“It’s the most wonderful time of the year!”
I’m sure Fido and Fluffy are saying the same thing as new and exciting food items accumulate around the house and brightly wrapped packages with fun ribbons appear under that big smelly green thing (I think the humans call it, “tree”). While the holiday season brings great joy to all members of the family, we need to remember that while we splurge and enjoy the special treats of the season, we need to keep our pets on the straight and narrow to prevent really sick critters and costly vet bills!

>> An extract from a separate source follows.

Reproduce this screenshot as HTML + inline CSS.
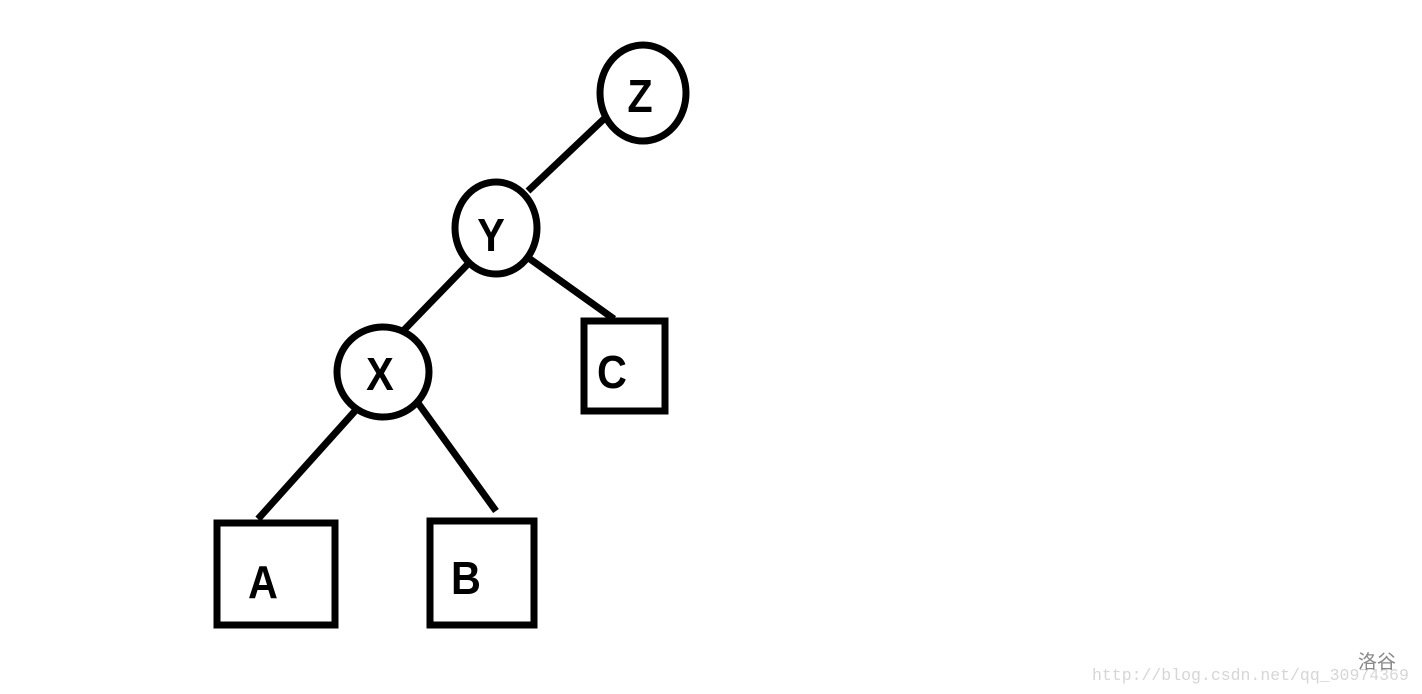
<!DOCTYPE html>
<html><head><meta charset="utf-8"><style>html,body{margin:0;padding:0;background:#fff;width:1422px;height:694px;overflow:hidden}</style></head>
<body>
<svg width="1422" height="694" xmlns="http://www.w3.org/2000/svg">
<g stroke="#000" stroke-width="7" fill="none">
<line x1="606" y1="117" x2="528" y2="191"/>
<line x1="467" y1="265" x2="404" y2="330"/>
<line x1="530" y1="259" x2="614" y2="319"/>
<line x1="355" y1="411" x2="258" y2="519"/>
<line x1="418" y1="403" x2="496" y2="511"/>
<ellipse cx="643" cy="93" rx="43" ry="48" fill="#fff"/>
<ellipse cx="496" cy="228" rx="41" ry="46" fill="#fff"/>
<ellipse cx="383" cy="372" rx="46" ry="45" fill="#fff"/>
<rect x="584" y="321" width="81" height="90" fill="#fff"/>
<rect x="217" y="523" width="118" height="102" fill="#fff"/>
<rect x="430" y="521" width="104" height="104" fill="#fff"/>
</g>
<g font-family="Liberation Sans, DejaVu Sans, sans-serif" font-weight="bold" font-size="46" text-anchor="middle" fill="#000">
<text x="640" y="112" transform="translate(640 0) scale(0.9 1) translate(-640 0)">Z</text>
<text x="491" y="251" transform="translate(491 0) scale(0.9 1) translate(-491 0)">Y</text>
<text x="380" y="390" transform="translate(380 0) scale(0.9 1) translate(-380 0)">X</text>
<text x="612" y="388" transform="translate(612 0) scale(0.9 1) translate(-612 0)">C</text>
<text x="263" y="598" transform="translate(263 0) scale(0.9 1) translate(-263 0)">A</text>
<text x="466" y="594" transform="translate(466 0) scale(0.9 1) translate(-466 0)">B</text>
</g>
<text x="1092" y="680" font-family="Liberation Mono, monospace" font-size="16.5" fill="#d6d6d6">http://blog.csdn.net/qq_30974369</text>
<text x="1358" y="668" font-family="Noto Sans CJK SC, sans-serif" font-size="19" fill="#888">洛谷</text>
</svg>
</body></html>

Ribbon, ribbon everywhere! Its fun to watch our cats and kittens bat ribbon around and sit all cozy on top of the packages. That being said, cats seem to have an urge they can’t resist to ingest those beautiful ribbons. Many chew them up and pass Christmas-y stool, however, not all are so lucky and we see cats that present for vomiting and turn out to have a “linear foreign body”; fancy vet speak for “long string caught up in the intestines”. This is an issue that requires surgery and even then, doesn’t always have the best outcome. I know packages look better with curly ribbon, but consider your feline friend before you tie that pretty bow!
The list of tasty treats your pets may consume in the upcoming weeks is just too lengthy to even hope to cover, but I’ll mention the top offenders and recommend if you find any evidence of these indulgences, don’t hesitate to call your friendly veterinarian or ASPCA Poison Control (888-426-4435).
COOKIES (my personal kryptonite)! No matter what your tradition, many cookies contain ingredients that may be toxic to our pets. Chocolate is the primary offender and as a rule, the darker the chocolate the less it takes to cause a problem. Stocking stuffers are another source of taste delight for our pets (dogs especially) that may contain chocolate. If you know your critter has eaten chocolate or any other questionable food item, call your veterinarian immediately for advice!
Another eating note worth taking… even things that seem harmless (like a little turkey or roast beef) may cause some upset to those sensitive pet tummies who aren’t used to such rich and tasty treats. They’ll feel the excitement of the season without the human goodies; let them join the celebration with some of their normal treats!
Everyone’s homes look so festive decked out with plants and lights of all kinds. In addition to a Christmas tree you may have poinsettia or lilies adorning your normally clean surfaces. Cats, for whatever reason, love to chew on new plants and this can be a real problem this time of year. Luckily, most of the poinsettias that you can purchase will only cause a bit of gastrointestinal upset; Call your friendly veterinarian if you notice any vomiting or diarrhea this time of year. Christmas lilies aren’t overly common, but be especially careful if you have a cat. Eating a small amount of lily can cause a big problem for kitty kidneys.
And last (but not least) what better way to get into the spirit than… a few spirits! Animals are susceptible to the same side effects as humans when they’ve had one too many alcoholic beverages. So if you’re having a party, be careful about leaving cups of spiked eggnog, mulled wine and other spirits in pet accessible spots, our animals are lightweights given their small size and lack of tolerance (unless they’re regular drinkers, which I doubt!).
Happy Holidays from all of us at Central Animal Hospital!